Feature | Precision | Recall | F1 | AUROC |
---|---|---|---|---|
behavior | 0.843 | 0.548 | 0.664 | 0.744 |
everyday | 0.711 | 0.507 | 0.592 | 0.669 |
figure_of_speech | 0.667 | 0.291 | 0.405 | 0.769 |
judgment | 0.774 | 0.533 | 0.631 | 0.594 |
opinion | 0.762 | 0.552 | 0.641 | 0.675 |
reasoning | 0.691 | 0.786 | 0.735 | 0.645 |
Micro | 0.747 | 0.564 | 0.643 | 0.724 |
Macro | 0.741 | 0.536 | 0.611 | 0.683 |
Overall this looks better than the RoBERTa models used before, but not significantly. The perk here is that this is only one multi-label model instead of six binary classifiers.
(I also fine-tuned LLaMA-2 7B for this task but it actually performs worse than TinyLlama. I suspect it's mostly because the dataset is small relative to the model size, evidenced by the the high variance achieved relatively during fine-tuning.)

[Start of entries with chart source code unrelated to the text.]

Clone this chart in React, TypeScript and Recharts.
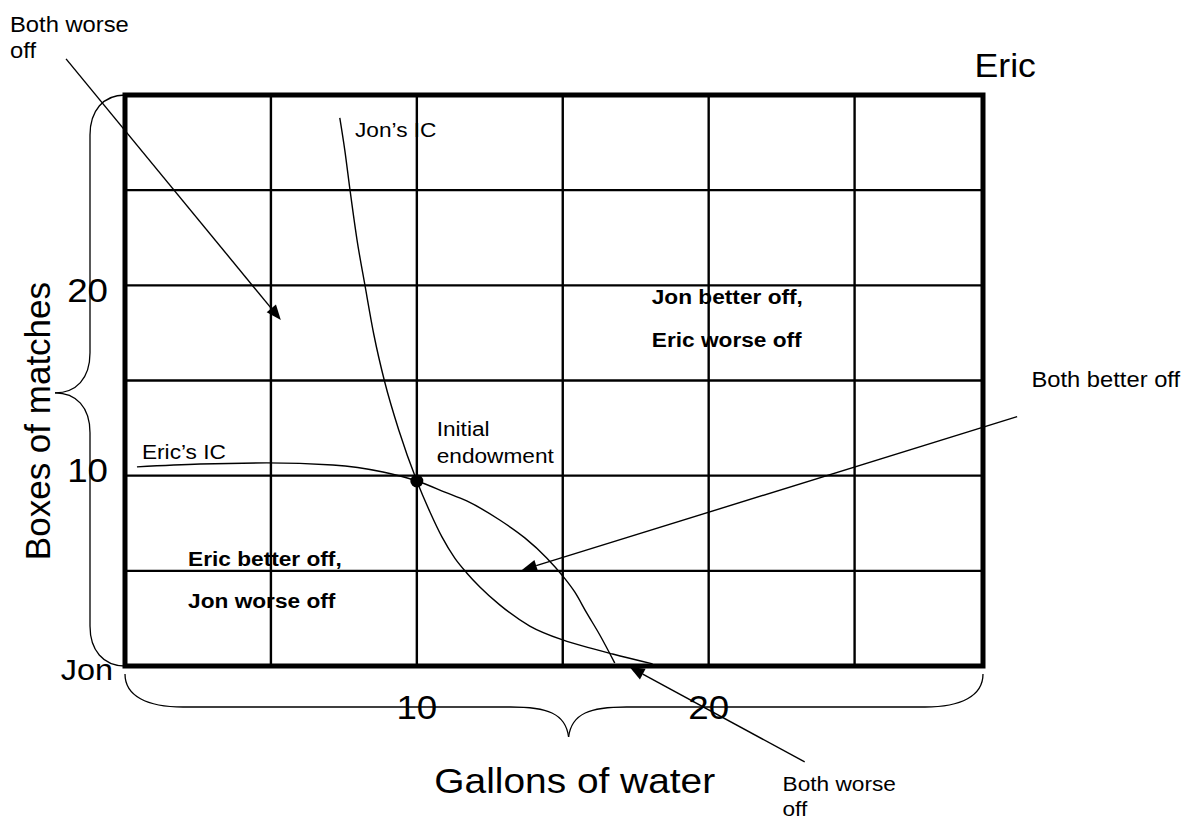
import React from 'react';
import {
  ComposedChart,
  Line,
  Scatter,
  XAxis,
  YAxis,
  CartesianGrid,
  ReferenceArea,
  ReferenceLine,
  ReferenceDot,
} from 'recharts';

// ---------- data ----------
const boxWidth = 29.4; // gallons of water
const boxHeight = 30; // boxes of matches
const gridX = [0, 5, 10, 15, 20, 25];
const gridY = [0, 5, 10, 15, 20, 25, 30];
const xTickLabels = [10, 20];
const yTickLabels = [10, 20];

const jonIC = [
  { x: 7.36, y: 28.8 },
  { x: 7.53, y: 27.12 },
  { x: 7.71, y: 25.01 },
  { x: 7.95, y: 22.39 },
  { x: 8.22, y: 20.02 },
  { x: 8.53, y: 17.39 },
  { x: 8.9, y: 14.92 },
  { x: 9.38, y: 12.4 },
  { x: 10.0, y: 9.72 },
  { x: 10.45, y: 8.09 },
  { x: 10.86, y: 6.78 },
  { x: 11.3, y: 5.67 },
  { x: 11.71, y: 4.89 },
  { x: 12.16, y: 4.15 },
  { x: 12.84, y: 3.21 },
  { x: 13.87, y: 2.1 },
  { x: 15.0, y: 1.37 },
  { x: 15.92, y: 0.95 },
  { x: 16.71, y: 0.63 },
  { x: 18.08, y: 0.11 },
];

const ericIC = [
  { x: 0.41, y: 10.46 },
  { x: 2.57, y: 10.61 },
  { x: 4.86, y: 10.67 },
  { x: 7.12, y: 10.56 },
  { x: 8.84, y: 10.19 },
  { x: 10.0, y: 9.72 },
  { x: 10.96, y: 9.14 },
  { x: 11.71, y: 8.67 },
  { x: 12.84, y: 7.67 },
  { x: 13.7, y: 6.73 },
  { x: 14.45, y: 5.68 },
  { x: 15.0, y: 4.73 },
  { x: 15.41, y: 3.89 },
  { x: 15.82, y: 2.79 },
  { x: 16.27, y: 1.63 },
  { x: 16.78, y: 0.16 },
];

const endowment = [{ x: 10, y: 9.72 }];

const braceTipY = 14.35;
const braceTipX = 15.2;

// ---------- drawing helpers ----------
const FONT = '"Liberation Sans", Arial, Helvetica, sans-serif';
const SX = 1.08;

const SText = ({ x, y, size, bold, anchor = 'start', rotate = 0, sx = SX, children }: any) => (
  <text
    transform={`translate(${x},${y}) rotate(${rotate}) scale(${sx},1)`}
    x={0}
    y={0}
    fontSize={size}
    fontWeight={bold ? 'bold' : 'normal'}
    fontFamily={FONT}
    textAnchor={anchor}
    fill="#000"
  >
    {children}
  </text>
);

const textShape =
  (
    lines: string[],
    size: number,
    opts: { bold?: boolean; gap?: number; anchor?: string; rotate?: number; sx?: number } = {}
  ) =>
  (p: any) => (
    <g>
      {lines.map((t, i) => (
        <SText
          key={i}
          x={p.cx}
          y={p.cy + i * (opts.gap || 0)}
          size={size}
          bold={opts.bold}
          anchor={opts.anchor}
          rotate={opts.rotate}
          sx={opts.sx ?? SX}
        >
          {t}
        </SText>
      ))}
    </g>
  );

const arrowShape = (p: any) => {
  const { x1, y1, x2, y2 } = p;
  const dx = x2 - x1;
  const dy = y2 - y1;
  const len = Math.hypot(dx, dy) || 1;
  const ux = dx / len;
  const uy = dy / len;
  const L = 15;
  const W = 6;
  const bx = x2 - ux * L;
  const by = y2 - uy * L;
  const pts = `${x2},${y2} ${bx - uy * W},${by + ux * W} ${bx + uy * W},${by - ux * W}`;
  return (
    <g>
      <line x1={x1} y1={y1} x2={bx} y2={by} stroke="#000" strokeWidth={1.4} />
      <polygon points={pts} fill="#000" />
    </g>
  );
};

// half of a vertical brace on the left: from corner (x1,y1) to tip level (x2,y2)
const vBraceHalf = (p: any) => {
  const { x1, y1, y2 } = p;
  const dir = Math.sign(y2 - y1) || 1;
  const d = 35;
  const path = `M ${x1},${y1} C ${x1 - 22},${y1} ${x1 - d},${y1 + dir * 16} ${x1 - d},${y1 + dir * 40}
    L ${x1 - d},${y2 - dir * 40} C ${x1 - d},${y2 - dir * 14} ${x1 - d - 14},${y2} ${x1 - 2 * d},${y2}`;
  return <path d={path} fill="none" stroke="#000" strokeWidth={1.3} />;
};

// half of a horizontal brace below: from corner (x1,y1) to tip (x2,y2)
const hBraceHalf = (p: any) => {
  const { x1, y1, x2 } = p;
  const dir = Math.sign(x2 - x1) || 1;
  const top = y1 + 8;
  const mid = y1 + 41;
  const tip = y1 + 71;
  const path = `M ${x1},${top} C ${x1},${top + 22} ${x1 + dir * 22},${mid} ${x1 + dir * 58},${mid}
    L ${x2 - dir * 58},${mid} C ${x2 - dir * 22},${mid} ${x2 - dir * 3},${mid + 6} ${x2},${tip}`;
  return <path d={path} fill="none" stroke="#000" strokeWidth={1.3} />;
};

const XTick = (p: any) => (
  <SText x={p.x} y={p.y + 53} size={34} anchor="middle">
    {p.payload.value}
  </SText>
);

const yTickShift: Record<number, number> = { 10: 6, 20: 17 };
const YTick = (p: any) => (
  <SText x={p.x - 17} y={p.y + (yTickShift[p.payload.value] ?? 11)} size={34} anchor="end">
    {p.payload.value}
  </SText>
);

const dotShape = (p: any) => <circle cx={p.cx} cy={p.cy} r={6.5} fill="#000" />;

export default function App() {
  return (
    <div style={{ position: 'absolute', left: 0, top: 0, background: '#fff' }}>
      <ComposedChart
        width={1187}
        height={821}
        margin={{ top: 95, right: 204, bottom: 115, left: 85 }}
      >
        <XAxis
          type="number"
          dataKey="x"
          domain={[0, boxWidth]}
          allowDataOverflow
          ticks={xTickLabels}
          height={40}
          axisLine={false}
          tickLine={false}
          tickSize={0}
          tickMargin={0}
          tick={XTick}
          interval={0}
        />
        <YAxis
          type="number"
          dataKey="y"
          domain={[0, boxHeight]}
          allowDataOverflow
          ticks={yTickLabels}
          width={40}
          axisLine={false}
          tickLine={false}
          tickSize={0}
          tickMargin={0}
          tick={YTick}
          interval={0}
        />
        <CartesianGrid
          stroke="#000"
          strokeWidth={2.4}
          verticalValues={gridX}
          horizontalValues={gridY}
        />
        <ReferenceArea
          x1={0}
          x2={boxWidth}
          y1={0}
          y2={boxHeight}
          fill="none"
          fillOpacity={0}
          stroke="#000"
          strokeWidth={5}
          ifOverflow="visible"
        />

        <Line
          data={jonIC}
          dataKey="y"
          type="monotone"
          stroke="#000"
          strokeWidth={1.4}
          dot={false}
          activeDot={false}
          isAnimationActive={false}
        />
        <Line
          data={ericIC}
          dataKey="y"
          type="monotone"
          stroke="#000"
          strokeWidth={1.4}
          dot={false}
          activeDot={false}
          isAnimationActive={false}
        />
        <Scatter data={endowment} dataKey="y" shape={dotShape} isAnimationActive={false} />

        {/* braces */}
        <ReferenceLine
          segment={[{ x: 0, y: boxHeight }, { x: 0, y: braceTipY }]}
          ifOverflow="visible"
          shape={vBraceHalf}
        />
        <ReferenceLine
          segment={[{ x: 0, y: 0 }, { x: 0, y: braceTipY }]}
          ifOverflow="visible"
          shape={vBraceHalf}
        />
        <ReferenceLine
          segment={[{ x: 0, y: 0 }, { x: braceTipX, y: 0 }]}
          ifOverflow="visible"
          shape={hBraceHalf}
        />
        <ReferenceLine
          segment={[{ x: boxWidth, y: 0 }, { x: braceTipX, y: 0 }]}
          ifOverflow="visible"
          shape={hBraceHalf}
        />

        {/* arrows */}
        <ReferenceLine
          segment={[{ x: -2.02, y: 31.9 }, { x: 5.34, y: 18.18 }]}
          ifOverflow="visible"
          shape={arrowShape}
        />
        <ReferenceLine
          segment={[{ x: 30.57, y: 13.1 }, { x: 13.6, y: 5.04 }]}
          ifOverflow="visible"
          shape={arrowShape}
        />
        <ReferenceLine
          segment={[{ x: 23.29, y: -5.04 }, { x: 17.29, y: -0.05 }]}
          ifOverflow="visible"
          shape={arrowShape}
        />

        {/* text annotations */}
        <ReferenceDot x={-3.94} y={33.32} ifOverflow="visible" shape={textShape(['Both worse', 'off'], 22, { gap: 26 })} />
        <ReferenceDot x={29.11} y={30.95} ifOverflow="visible" shape={textShape(['Eric'], 33)} />
        <ReferenceDot x={-0.41} y={-0.74} ifOverflow="visible" shape={textShape(['Jon'], 30, { anchor: 'end' })} />
        <ReferenceDot x={7.88} y={27.8} ifOverflow="visible" shape={textShape(['Jon\u2019s IC'], 21)} />
        <ReferenceDot x={0.58} y={10.88} ifOverflow="visible" shape={textShape(['Eric\u2019s IC'], 21)} />
        <ReferenceDot x={10.68} y={12.09} ifOverflow="visible" shape={textShape(['Initial', 'endowment'], 21, { gap: 27 })} />
        <ReferenceDot x={18.05} y={19.02} ifOverflow="visible" shape={textShape(['Jon better off,', 'Eric worse off'], 21, { bold: true, gap: 43 })} />
        <ReferenceDot x={2.16} y={5.25} ifOverflow="visible" shape={textShape(['Eric better off,', 'Jon worse off'], 21, { bold: true, gap: 42 })} />
        <ReferenceDot x={31.06} y={14.66} ifOverflow="visible" shape={textShape(['Both better off'], 22)} />
        <ReferenceDot x={22.53} y={-6.55} ifOverflow="visible" shape={textShape(['Both worse', 'off'], 21, { gap: 25 })} />
        <ReferenceDot x={15.41} y={-6.67} ifOverflow="visible" shape={textShape(['Gallons of water'], 36, { anchor: 'middle' })} />
        <ReferenceDot x={-2.57} y={12.87} ifOverflow="visible" shape={textShape(['Boxes of matches'], 35, { anchor: 'middle', rotate: -90, sx: 1 })} />
      </ComposedChart>
    </div>
  );
}
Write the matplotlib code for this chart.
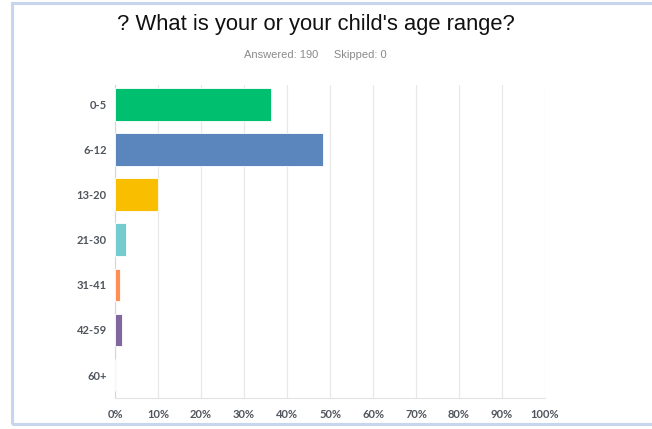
import matplotlib.pyplot as plt
from matplotlib.patches import Rectangle

# data
categories = ['0-5', '6-12', '13-20', '21-30', '31-41', '42-59', '60+']
counts = [69, 92, 19, 5, 2, 3, 0]
answered = 190
skipped = 0
percent = [c / answered * 100 for c in counts]
colors = ['#00bf6f', '#5b86bd', '#f9be00', '#74cccf', '#ff8e55', '#80679e', '#999999']
xticks = list(range(0, 101, 10))
xticklabels = [f'{t}%' for t in xticks]

plt.rcParams['font.family'] = ['Liberation Sans', 'DejaVu Sans']

fig = plt.figure(figsize=(6.52, 4.29), dpi=100)
ax = fig.add_axes([0.1764, 0.0723, 0.6595, 0.7296])

ypos = list(range(len(categories)))
ax.barh(ypos, percent, height=0.73, color=colors, edgecolor='white', linewidth=0.6, zorder=3)

ax.set_xlim(0, 100)
ax.set_ylim(6.51, -0.44)
ax.set_xticks(xticks)
ax.set_xticklabels(xticklabels, fontsize=8, color='#50555d', family=['Lato', 'DejaVu Sans'],
                   fontweight='bold')
ax.set_yticks(ypos)
ax.set_yticklabels(categories, fontsize=8, color='#50555d', family=['Lato', 'DejaVu Sans'],
                   fontweight='bold')
ax.tick_params(length=0)
ax.tick_params(axis='x', pad=8)
ax.tick_params(axis='y', pad=6)

ax.grid(axis='x', color='#e8e8e8', linewidth=0.9, zorder=0)
for s in ['top', 'right']:
    ax.spines[s].set_visible(False)
ax.spines['left'].set_color('#d6d6d6')
ax.spines['bottom'].set_color('#e3e3e3')

# title and counts
fig.text(0.485, 0.944, "? What is your or your child's age range?", fontsize=15.8,
         ha='center', va='center', color='#111111')
fig.text(0.483, 0.872, f'Answered: {answered}     Skipped: {skipped}', fontsize=8,
         ha='center', va='center', color='#8a8a8a')

# frame of the screenshot
fig.patches.append(Rectangle((12 / 652, 5 / 429), 1.2, 1 - 8 / 429, transform=fig.transFigure,
                             fill=False, edgecolor='#c8d5ef', linewidth=2.2))

fig.savefig('out.png', dpi=100)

Thanks, any proposals to get a better result? I feel like at this point using something like that for some properties and using @amirrr's lates models for others seems like it gets us the best overall rate, though it would be great if we could put it all into a single model like the design you have while achieving a winning quality on every dimension.
Moving this to statements repo
Check how GPT labels statements on our labeling task. Use $Global R^2 = 1-\frac{mse(prediction,actual)}{mse(baseline,actual)}$ to score, and we can visualize in observable.
Would be nice to see how we do on each question.